Last week we spent a short vacation on the Oregon Coast. It was during the same time that Portland - in the very same state - was sweltering in temperatures above 110F. On the coast, however, it barely got above 70F which is way more to my liking.
One day we visited the Oregon Dunes, the largest expanse of coastal sand dunes in North America. They extend for 40 miles along the Oregon coast between Florence in the North and Coos Bay in the South. The wind sculpted dunes tower almost 500 feet above the ocean shore and blend with rivers, lakes and temperate rainforests, creating a remarkably diverse ecosystem.
This was our fourth or fifth visit to the Dunes. Several years ago we had camped in the Dunes twice and spent happy times at the seemingly endless beach. This time we decided to take a hike in the Dunes and we opted for the Oregon Dunes Trail which is a 4.5 miles roundtrip.
This was the description of the trail on this sign: "The easier portion of the trail leads one mile from the Day Use Area across open sand, wetlands and foredune to the beach. Hiking the challenging remaining loop is 3.5 miles. Walk along the beach and wetlands, wander above Tahkenitch Creek, through tree islands and open sand dunes to return to the Day Use Area."
The word that stood out to me was "challenging" and after a short discussion we decided to hike the challenging part of 3.5 miles first, therefore doing the entire loop in reverse.
I can't stress enough how glad we both were about this decision.
You might have noticed that the trail leads through "open sand". Not only is this sand open, but it's dry and loose - anybody who ever walked through sand dunes knows how difficult this kind of walking is. On the smallest incline it's two steps forward, one step backward - very slow progress. I was sweating soon even though the sky was overcast and temperatures were very moderate.
Can you imagine how relieved I was when we reached this part of the trail?
Alas, my relief was only short-lived! This was one of the tree islands and after only a few hundred yards we were out in the open sand dunes again.
Despite the difficulty of the walking, we appreciated the beauty around us.
Here I am laboring through the dunes, but despite the sweating I was in a good mood. You can see my shirt getting wet with sweat. I eventually pulled it off and walked just in my tank top - I spare you a picture of that.
We finally reached the creek and after that we could enter the coolness and much easier walking in the wetlands.
At last - the beach! The sandier parts of the beach were roped off since it was nesting and breeding season of the Western Snowy Plover.
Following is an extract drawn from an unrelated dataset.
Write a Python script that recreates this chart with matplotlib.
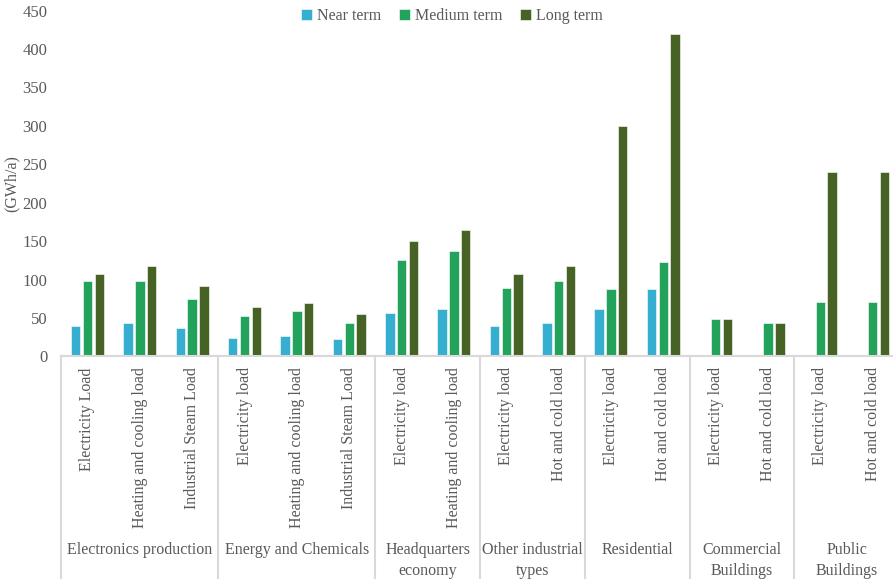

This shore bird is threatened with extinction since the dry, open sand along the beach, that it needs to survive, is being more and more invaded by the European beachgrass that was planted in the early 1900s to stabilize sandy coastlines. Every year from March 15 to September 15 these areas are roped off so that nobody walks through the birds' sandy nests.
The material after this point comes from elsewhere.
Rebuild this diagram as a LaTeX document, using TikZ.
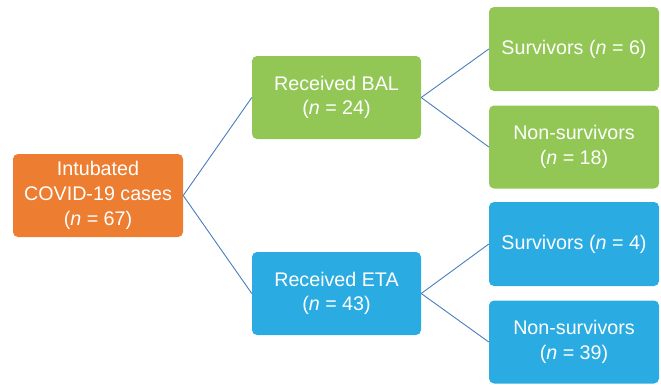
\documentclass[tikz,border=0pt]{standalone}
\usepackage{fontspec}
\setmainfont{Liberation Sans}
\definecolor{boxorange}{HTML}{ED7D31}
\definecolor{boxgreen}{HTML}{92C755}
\definecolor{boxblue}{HTML}{2AACE2}
\definecolor{linkblue}{HTML}{4A7EBB}
\begin{document}
\begin{tikzpicture}[x=1pt,y=-1pt,
  box/.style={rectangle, rounded corners=5pt, draw=none, text=white, align=center,
    minimum width=170pt, minimum height=83pt, inner sep=0pt,
    font=\fontsize{19.7}{24.7}\selectfont},
  link/.style={draw=linkblue, line width=0.9pt}]
\useasboundingbox (0,0) rectangle (661,384);
\node[box, fill=boxorange] (intub) at (98,195.5) {Intubated\\COVID-19 cases\\(\textit{n} = 67)};
\node[box, fill=boxgreen, minimum width=169pt] (bal) at (336.5,97.5) {Received BAL\\(\textit{n} = 24)};
\node[box, fill=boxblue, minimum width=169pt] (eta) at (336.5,293.5) {Received ETA\\(\textit{n} = 43)};
\node[box, fill=boxgreen, minimum height=84pt] (bs) at (574,49) {Survivors (\textit{n} = 6)};
\node[box, fill=boxgreen, minimum height=83pt] (bn) at (574,147) {Non-survivors\\(\textit{n} = 18)};
\node[box, fill=boxblue, minimum height=84pt] (es) at (574,244) {Survivors (\textit{n} = 4)};
\node[box, fill=boxblue, minimum height=83pt] (en) at (574,342) {Non-survivors\\(\textit{n} = 39)};
\draw[link] (intub.east) -- (bal.west);
\draw[link] (intub.east) -- (eta.west);
\draw[link] (bal.east) -- (bs.west);
\draw[link] (bal.east) -- (bn.west);
\draw[link] (eta.east) -- (es.west);
\draw[link] (eta.east) -- (en.west);
\end{tikzpicture}
\end{document}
So we hiked along the wet sand which is much easier to walk on anyway. We hardly saw anybody, but we did watch these surfbirds that flew fast and furious over the waves in big flocks. In the retreating surf I found a beautiful big seashell (it's about 3 x 3 inches).
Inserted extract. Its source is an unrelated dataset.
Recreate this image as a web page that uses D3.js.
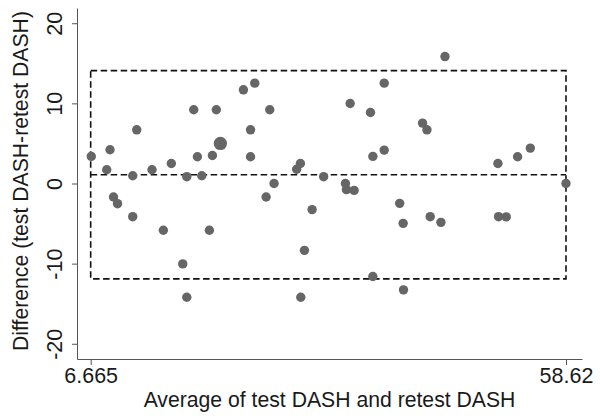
<!DOCTYPE html>
<html>
<head>
<meta charset="utf-8">
<script src="https://cdn.jsdelivr.net/npm/d3@7"></script>
<style>
  body { margin: 0; background: #fff; }
  svg text { font-family: "Liberation Sans", Arial, sans-serif; fill: #1a1a1a; }
</style>
</head>
<body>
<svg width="600" height="420"></svg>
<script>
// average of test and retest DASH (x)
const avg = [6.73, 8.42, 8.78, 9.16, 9.60, 11.26, 11.70, 11.26, 13.37, 14.61,
    15.48, 16.73, 17.17, 17.17, 17.93, 18.33, 18.81, 19.64, 19.97, 20.40,
    20.84, 23.36, 24.14, 24.14, 24.60, 25.84, 26.24, 26.71, 29.18, 29.59,
    30.03, 29.63, 30.87, 32.13, 34.51, 34.62, 35.46, 35.03, 37.25, 37.51,
    37.51, 38.75, 38.75, 40.44, 40.82, 40.86, 42.94, 43.42, 43.78, 44.95,
    45.39, 51.18, 51.25, 52.09, 53.33, 54.72, 58.62];
// difference test - retest (y)
const diff = [3.38, 1.72, 4.21, -1.68, -2.52, 0.97, 6.70, -4.14, 1.72, -5.84,
    2.50, -10.03, -14.19, 0.85, 9.20, 3.34, 0.97, -5.84, 3.50, 9.20,
    5.00, 11.69, 6.70, 3.34, 12.52, -1.68, 9.20, 0.00, 1.78, 2.50,
    -8.34, -14.19, -3.26, 0.85, 0.00, -0.77, -0.86, 9.98, 8.86, 3.38,
    -11.61, 12.52, 4.17, -2.48, -4.97, -13.27, 7.54, 6.70, -4.14, -4.85,
    15.84, 2.50, -4.14, -4.17, 3.34, 4.42, 0.00];
// number of subjects at the same position
const count = [1, 1, 1, 1, 1, 1, 1, 1, 1, 1,
    1, 1, 1, 1, 1, 1, 1, 1, 1, 1,
    2, 1, 1, 1, 1, 1, 1, 1, 1, 1,
    1, 1, 1, 1, 1, 1, 1, 1, 1, 1,
    1, 1, 1, 1, 1, 1, 1, 1, 1, 1,
    1, 1, 1, 1, 1, 1, 1];

const meanDiff = 1.10;
const upperLoA = 14.09;
const lowerLoA = -11.90;
const xTicks = [6.665, 58.62];
const yTicks = [-20, -10, 0, 10, 20];

const svg = d3.select("svg");

const x = d3.scaleLinear().domain([5.17, 60.37]).range([77, 582]);
const y = d3.scaleLinear().domain([-21.9, 21.9]).range([359, 8]);

// axes
const yAxis = svg.append("g")
    .attr("transform", "translate(77,0)")
    .call(d3.axisLeft(y).tickValues(yTicks).tickSize(5).tickSizeOuter(0).tickFormat(d => String(d)));
yAxis.selectAll("text")
    .attr("x", 0).attr("y", -15).attr("dy", 0)
    .attr("text-anchor", "middle")
    .attr("transform", "rotate(-90)")
    .style("font-size", "21.5px");

const xAxis = svg.append("g")
    .attr("transform", "translate(0,359)")
    .call(d3.axisBottom(x).tickValues(xTicks).tickSize(6).tickSizeOuter(0).tickFormat(d => String(d)));
xAxis.selectAll("text")
    .attr("y", 24).attr("dy", 0)
    .style("font-size", "21.5px");

svg.selectAll(".domain, .tick line").attr("stroke", "#555").attr("stroke-width", 1);

// limits of agreement box and mean line
const box = svg.append("g")
    .attr("fill", "none")
    .attr("stroke", "#111")
    .attr("stroke-width", 1.6)
    .attr("stroke-dasharray", "6.5,3.5");

box.append("rect")
    .attr("x", x(xTicks[0]))
    .attr("y", y(upperLoA))
    .attr("width", x(xTicks[1]) - x(xTicks[0]))
    .attr("height", y(lowerLoA) - y(upperLoA));

box.append("line")
    .attr("x1", x(xTicks[0])).attr("x2", x(xTicks[1]))
    .attr("y1", y(meanDiff)).attr("y2", y(meanDiff));

// points
const pts = avg.map((a, i) => ({ a: a, d: diff[i], n: count[i] }));
svg.append("g")
    .selectAll("circle")
    .data(pts)
    .enter().append("circle")
    .attr("cx", d => x(d.a))
    .attr("cy", d => y(d.d))
    .attr("r", d => 4.7 * Math.sqrt(d.n))
    .attr("fill", "#666");

// titles
svg.append("text")
    .attr("x", (77 + 582) / 2)
    .attr("y", 407)
    .attr("text-anchor", "middle")
    .style("font-size", "21.2px")
    .text("Average of test DASH and retest DASH");

svg.append("text")
    .attr("transform", "translate(28,181) rotate(-90)")
    .attr("text-anchor", "middle")
    .style("font-size", "21.2px")
    .text("Difference (test DASH-retest DASH)");
</script>
</body>
</html>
After about a mile we found the trail back to the parking lot. It was a longer portion through the wetlands and we saw lots of huckleberry plants. Finally we saw the big dune again from where we had started 2 1/2 hours before. We were exhausted, grateful that we had done the challenging portion of the trail at the beginning of our hike and a little bit proud that we actually did the entire trail despite its difficulties (we were the only hikers along the challenging 3.5 miles).
Fortunately I had a cotton sweater in the car so I could get rid of my wet clothes. We drove further North to Florence to the Beachcombers Pub for a very late lunch (or early dinner). Oh that glass of Hefeweizen was so delicious!